- Born: 1962 (age 62–63)
- Education: B.S. Brown University J.D. Columbia University School of Law
- Occupation(s): Executive Chairman, Townsquare Media
- Known for: Co-founder of 25madison, Co-founder of Townsquare Media Minority owner of the Atlanta Hawks.
- Spouse: Tina Gitlin
- Parent(s): Margery and Robert Price

= Steven Price (businessman) =

American businessman (born 1962)

Steven Price (born 1962) is an American businessman serving as executive chairman of Townsquare Media, and minority owner of the Atlanta Hawks.

==Biography==
Price was born to a Jewish family, the son of Margery and Robert Price.
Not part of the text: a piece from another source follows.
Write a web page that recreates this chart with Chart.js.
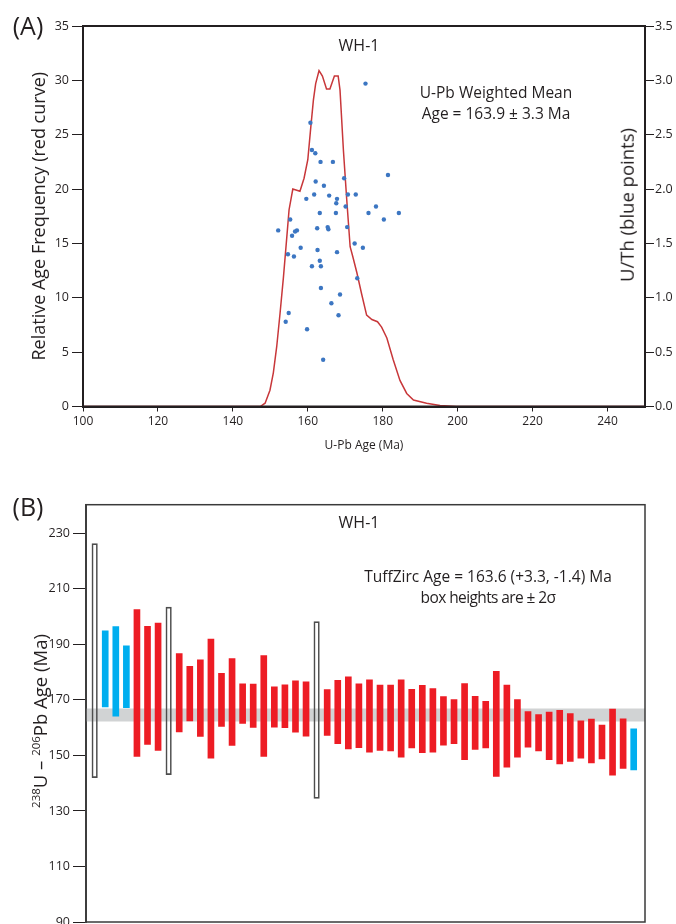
<!DOCTYPE html>
<html>
<head>
<meta charset="utf-8">
<script src="https://cdn.jsdelivr.net/npm/chart.js@4.4.1/dist/chart.umd.min.js"></script>
<style>
  body { margin: 0; background: #fff; }
  #page { position: relative; width: 676px; height: 924px; overflow: hidden; font-family: 'Open Sans', 'Noto Sans', sans-serif; color: #231f20; }
  canvas { position: absolute; left: 0; }
  #chartA { top: 0; }
  #chartB { top: 460px; }
  .lbl { position: absolute; white-space: nowrap; transform: translate(-50%, -50%); line-height: 1; }
  .rot { transform: translate(-50%, -50%) rotate(-90deg); }
  sup { font-size: 62%; vertical-align: 0.55em; line-height: 0; }
</style>
</head>
<body>
<div id="page">
  <canvas id="chartA" width="676" height="460"></canvas>
  <canvas id="chartB" width="676" height="490"></canvas>

  <div class="lbl" style="left:28px; top:25px; font-size:25px;">(A)</div>
  <div class="lbl" style="left:359px; top:45px; font-size:16px;">WH-1</div>
  <div class="lbl" style="left:496px; top:93px; font-size:15.5px;">U-Pb Weighted Mean</div>
  <div class="lbl" style="left:496px; top:114px; font-size:15.5px;">Age = 163.9 ± 3.3 Ma</div>
  <div class="lbl rot" style="left:627px; top:205px; font-size:18.5px;">U/Th (blue points)</div>

  <div class="lbl" style="left:28px; top:506px; font-size:25px;">(B)</div>
  <div class="lbl" style="left:359px; top:522px; font-size:16px;">WH-1</div>
  <div class="lbl" style="left:488px; top:577px; font-size:15.5px;">TuffZirc Age = 163.6 (+3.3, -1.4) Ma</div>
  <div class="lbl" style="left:488px; top:598px; font-size:15.5px; letter-spacing:-0.6px;">box heights are ± 2σ</div>
  <div class="lbl rot" style="left:40px; top:721px; font-size:18.5px;"><sup>238</sup>U – <sup>206</sup>Pb Age (Ma)</div>
</div>

<script>
// panel A: probability curve (red) and U/Th points (blue)
const curveAge  = [100, 147.3, 148.6, 149.9, 150.8, 151.7, 152.6, 153.5, 154.4, 155.0, 156.0, 157.9, 159.0, 160.0, 160.8, 161.5, 162.1, 163.0, 163.9, 165.0, 165.9, 167.1, 168.1, 168.6, 169.5, 170.4, 171.3, 172.0, 173.1, 174.4, 175.7, 177.1, 178.6, 179.7, 181.1, 182.8, 184.6, 186.4, 188.2, 191.7, 195.3, 199.7, 250];
const curveFreq = [0, 0, 0.3, 1.5, 3.1, 5.5, 8.6, 11.9, 15.6, 18.1, 20.0, 19.8, 21.0, 22.7, 25.7, 28.2, 29.7, 30.9, 30.4, 29.2, 29.2, 30.4, 30.4, 29.1, 23.6, 19.0, 14.7, 13.8, 12.3, 10.3, 8.4, 8.0, 7.8, 7.3, 6.3, 4.3, 2.4, 1.2, 0.6, 0.3, 0.1, 0, 0];

const pointAge = [175.4, 160.7, 161.1, 162.0, 163.4, 166.7, 169.7, 181.4, 162.1, 164.3, 159.6, 161.7, 165.7, 167.8, 170.7, 172.8, 167.6, 170.1, 178.2, 163.2, 167.5, 176.2, 184.3, 180.3, 155.3, 152.1, 162.5, 165.3, 165.5, 170.5, 157.1, 156.6, 155.8, 172.5, 174.7, 158.1, 162.6, 154.7, 156.3, 167.8, 163.2, 161.1, 163.5, 173.2, 163.5, 168.6, 166.3, 168.2, 154.9, 154.1, 159.8, 164.1];
const pointUTh = [2.97, 2.61, 2.36, 2.33, 2.25, 2.25, 2.10, 2.13, 2.07, 2.03, 1.91, 1.95, 1.94, 1.91, 1.95, 1.95, 1.87, 1.84, 1.84, 1.78, 1.78, 1.78, 1.78, 1.72, 1.72, 1.62, 1.64, 1.65, 1.63, 1.65, 1.62, 1.61, 1.57, 1.50, 1.46, 1.46, 1.44, 1.40, 1.38, 1.42, 1.34, 1.29, 1.29, 1.18, 1.09, 1.03, 0.95, 0.84, 0.86, 0.78, 0.71, 0.43];

const ageTicks  = [100, 120, 140, 160, 180, 200, 220, 240];
const freqTicks = [0, 5, 10, 15, 20, 25, 30, 35];
const uthTicks  = [0, 0.5, 1.0, 1.5, 2.0, 2.5, 3.0, 3.5];

// panel B: individual grain ages, 2 sigma boxes
// type: r = used (red), b = excluded young/old (blue), x = rejected (open box)
const grainLow  = [142.0, 167.5, 164.1, 167.2, 149.6, 154.0, 151.8, 143.1, 158.5, 162.4, 156.8, 149.0, 160.4, 153.6, 161.5, 160.1, 149.6, 160.2, 160.0, 158.4, 156.9, 134.5, 157.2, 154.2, 152.3, 152.8, 151.2, 151.8, 151.6, 149.4, 152.7, 151.0, 151.2, 153.7, 154.2, 148.5, 152.2, 152.7, 142.4, 145.8, 149.4, 153.0, 151.6, 148.5, 146.9, 147.8, 149.0, 147.3, 148.7, 142.9, 145.3, 144.8];
const grainHigh = [226.3, 194.9, 196.4, 189.5, 202.5, 196.5, 197.7, 203.4, 186.7, 182.1, 184.4, 191.9, 179.6, 184.9, 175.8, 175.7, 186.0, 174.7, 175.4, 176.9, 176.5, 198.2, 173.7, 177.0, 178.3, 175.8, 177.2, 175.3, 175.3, 177.2, 173.8, 175.2, 174.1, 171.2, 170.1, 175.9, 171.3, 169.5, 180.3, 175.3, 170.1, 165.8, 164.7, 165.6, 166.2, 165.1, 162.5, 163.1, 160.9, 166.7, 163.2, 159.6];
const grainType = ['x', 'b', 'b', 'b', 'r', 'r', 'r', 'x', 'r', 'r', 'r', 'r', 'r', 'r', 'r', 'r', 'r', 'r', 'r', 'r', 'r', 'x', 'r', 'r', 'r', 'r', 'r', 'r', 'r', 'r', 'r', 'r', 'r', 'r', 'r', 'r', 'r', 'r', 'r', 'r', 'r', 'r', 'r', 'r', 'r', 'r', 'r', 'r', 'r', 'r', 'r', 'b'];
const bandLow  = 162.2;
const bandHigh = 166.9;
const ageTicksB = [90, 110, 130, 150, 170, 190, 210, 230];

const DARK = '#231f20';
const RED_LINE = '#c8373a';
const BLUE_DOT = '#3c76c2';
const RED_BAR = '#ed1c24';
const BLUE_BAR = '#00aeef';
const BAND = '#d1d3d4';
const TXT = "'Open Sans', 'Noto Sans', sans-serif";
const TICK = "'Liberation Sans Narrow', 'Open Sans', sans-serif";

function setTicks(list) {
    return function (scale) {
        scale.ticks = list.map(v => ({ value: v }));
    };
}

// draws the box around the plot area
const framePlugin = {
    id: 'frame',
    afterDraw(chart, args, opts) {
        const a = chart.chartArea;
        const ctx = chart.ctx;
        ctx.save();
        ctx.strokeStyle = opts.color;
        ctx.lineWidth = opts.width;
        ctx.strokeRect(a.left, a.top, a.right - a.left, a.bottom - a.top);
        ctx.restore();
    }
};

// ---------- chart A ----------
const curvePts = curveAge.map((a, i) => ({ x: a, y: curveFreq[i] }));
const uthPts = pointAge.map((a, i) => ({ x: a, y: pointUTh[i] }));

new Chart(document.getElementById('chartA'), {
    type: 'scatter',
    data: {
        datasets: [
            {
                type: 'line',
                data: curvePts,
                yAxisID: 'y',
                borderColor: RED_LINE,
                borderWidth: 1.5,
                pointRadius: 0,
                tension: 0,
                fill: false,
                order: 2
            },
            {
                type: 'scatter',
                data: uthPts,
                yAxisID: 'y2',
                backgroundColor: BLUE_DOT,
                borderWidth: 0,
                pointRadius: 2.2,
                order: 1
            }
        ]
    },
    options: {
        responsive: false,
        animation: false,
        layout: { padding: { top: 26, left: 0, right: 0, bottom: 0 } },
        plugins: {
            legend: { display: false },
            tooltip: { enabled: false },
            frame: { color: DARK, width: 2 }
        },
        scales: {
            x: {
                type: 'linear',
                min: 100,
                max: 250,
                afterBuildTicks: setTicks(ageTicks),
                afterFit: s => { s.height = 53.5; },
                grid: { drawOnChartArea: false, tickLength: 5, color: DARK },
                border: { color: DARK, width: 2 },
                ticks: { font: { family: TICK, size: 12 }, color: DARK, padding: 3, maxRotation: 0 },
                title: { display: true, text: 'U-Pb Age (Ma)', font: { family: TICK, size: 12 }, color: DARK, padding: { top: 0, bottom: 7 } }
            },
            y: {
                position: 'left',
                min: 0,
                max: 35,
                afterBuildTicks: setTicks(freqTicks),
                afterFit: s => { s.width = 83; },
                grid: { drawOnChartArea: false, tickLength: 11, color: DARK },
                border: { color: DARK, width: 2 },
                ticks: { font: { family: TICK, size: 12.5 }, color: DARK, padding: 3 },
                title: { display: true, text: 'Relative Age Frequency (red curve)', font: { family: TXT, size: 18 }, color: DARK, padding: { top: 29, bottom: 0 } }
            },
            y2: {
                position: 'right',
                min: 0,
                max: 3.5,
                afterBuildTicks: setTicks(uthTicks),
                afterFit: s => { s.width = 31; },
                grid: { drawOnChartArea: false, tickLength: 9, color: DARK },
                border: { color: DARK, width: 2 },
                ticks: { font: { family: TICK, size: 12.5 }, color: DARK, padding: 1, callback: v => v.toFixed(1) }
            }
        }
    },
    plugins: [framePlugin]
});

// ---------- chart B ----------
const X_MIN = 0.18;
const X_MAX = 53.07;

function grainsOf(type) {
    const out = [];
    for (let i = 0; i < grainType.length; i++) {
        if (grainType[i] === type) {
            out.push({ x: i + 1, y: [grainLow[i], grainHigh[i]] });
        }
    }
    return out;
}

new Chart(document.getElementById('chartB'), {
    type: 'bar',
    data: {
        datasets: [
            {
                type: 'line',
                data: [{ x: X_MIN, y: bandLow }, { x: X_MAX, y: bandLow }],
                borderWidth: 0,
                pointRadius: 0,
                fill: false,
                order: 10
            },
            {
                type: 'line',
                data: [{ x: X_MIN, y: bandHigh }, { x: X_MAX, y: bandHigh }],
                borderWidth: 0,
                pointRadius: 0,
                fill: '-1',
                backgroundColor: BAND,
                order: 9
            },
            {
                data: grainsOf('r'),
                backgroundColor: RED_BAR,
                borderWidth: 0,
                barThickness: 6,
                grouped: false,
                order: 1
            },
            {
                data: grainsOf('b'),
                backgroundColor: BLUE_BAR,
                borderWidth: 0,
                barThickness: 6,
                grouped: false,
                order: 1
            },
            {
                data: grainsOf('x'),
                backgroundColor: 'rgba(0,0,0,0)',
                borderColor: '#4d4d4d',
                borderWidth: 1,
                borderSkipped: false,
                barThickness: 5.5,
                grouped: false,
                order: 1
            }
        ]
    },
    options: {
        responsive: false,
        animation: false,
        // chart runs past the page bottom; the page clips it at 924px
        layout: { padding: { top: 44.7, left: 0, right: 31, bottom: 28 } },
        plugins: {
            legend: { display: false },
            tooltip: { enabled: false },
            frame: { color: '#3a3a3a', width: 1.5 }
        },
        scales: {
            x: {
                type: 'linear',
                min: X_MIN,
                max: X_MAX,
                offset: false,
                display: false
            },
            y: {
                min: 90,
                max: 240.3,
                afterBuildTicks: setTicks(ageTicksB),
                afterFit: s => { s.width = 86; },
                grid: { drawOnChartArea: false, tickLength: 13, color: DARK },
                border: { color: '#4d4d4d', width: 2 },
                ticks: { font: { family: TICK, size: 12.5 }, color: DARK, padding: 3 }
            }
        }
    },
    plugins: [framePlugin]
});
</script>
</body>
</html>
His father was the president of the Price Communications Corporation, a publishing and broadcasting company based in New York City. Price graduated from Brown University Phi Beta Kappa, magna cum laude and then attended Columbia University School of Law. After school, he practiced law at Davis Polk & Wardwell, worked as an investment banker at Goldman Sachs, served as deputy assistant Secretary of Defense, and worked at two private equity firms before co-founding Townsquare Media and 25madison. Townsquare Media owns and operates 360 radio stations in small to mid-sized markets throughout the USA. In 2014, he bought a stake in the Atlanta Hawks from Bruce Levenson. He maintained his share after the team was purchased by a group in 2015 led by Tony Ressler along with Grant Hill, Sarah Blakely, Jesse Itzler, and Rick Schnall for $850 million.

==Philanthropy==
Price directs his charitable activities through the Tina & Steven Price Charitable Foundation. The fund is active in the New York area Jewish community and has provided funding for the Metropolitan Council on Jewish Poverty, the American Enterprise Institute, Commentary Magazine, the Jewish Theological Seminary, and the Council on Foreign Relations. Price serves on the boards of the UJA Federation and Hillel International.

==Personal life==
In 1991, he married Tina Gitlin in a Jewish ceremony at the Park Avenue Synagogue.